Using fewer guide stars definitely does not help. The figure below shows the relative SNR for the 6 brightest stars from above, with the brightest star again having a SNR of 10.

Fig B4 6Stars

In this case, the brightest star now contributes an even larger weight of 0.386, or the equivalent of averaging the centroids of only 2.6 stars with identical SNR. A smaller guide scope, or an OAG, will also produce this (fewer stars) condition.

Because of the distribution of stellar magnitudes, there is a way to not let a single star dominate the weighted centroid. As mentioned earlier when discussing Fig. B.1, the distribution of star ADU that is shown in Fig. B.1 is very common — where a single bright star in a guide frame is much brighter than the rest. The solution is to ignore that outlier.

Most centroid estimate algorithms will ignore saturated stars. Because of that, we can simply
increase the gain of the camera slightly so that the brightest star saturates, and thus gets ignored. And even better, increasing the camera gain so that the next brightest star is close to saturation, but does not.
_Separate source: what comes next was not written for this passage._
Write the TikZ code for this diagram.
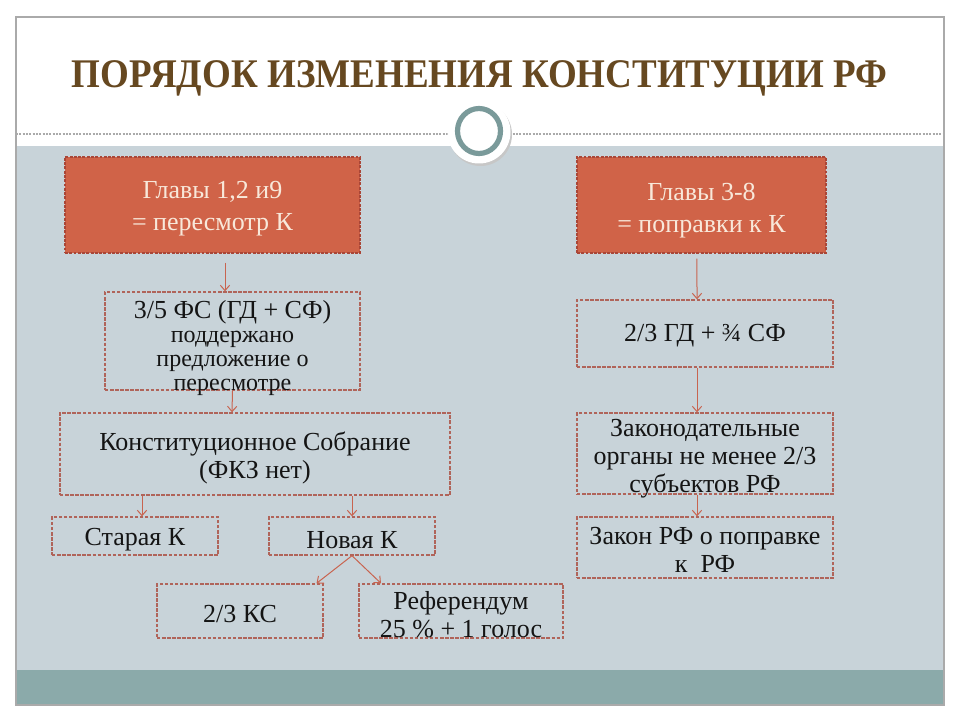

Using the same stars as in Fig. B.1, but ignoring the brightest star, we get the SNR distribution that is shown in Fig. B.5.

Fig B5 Ignore brightest

The brightest of the remaining stars now accounts for only 0.16 of all the weights, or equivalent to the centroids of about 6 stars with equal SNR. The maximum SNR (using the same noise term as the one used in Fig. B.2) is now reduced from 10 to 4.6, so this method does require a good guide scope and/or low noise guide camera. With this, we are starting to take full advantage of the multi-star centroid method as a countermeasure for poor "seeing."

For certain regions of the sky, a larger dynamic range (using 10- or 12-bit cameras instead of an 8-bit guide camera) will also help. Dynamic range has never been a problem with single star guiding. However, many programs have kept using a bit depth of 8 bits when guiding with multiple stars.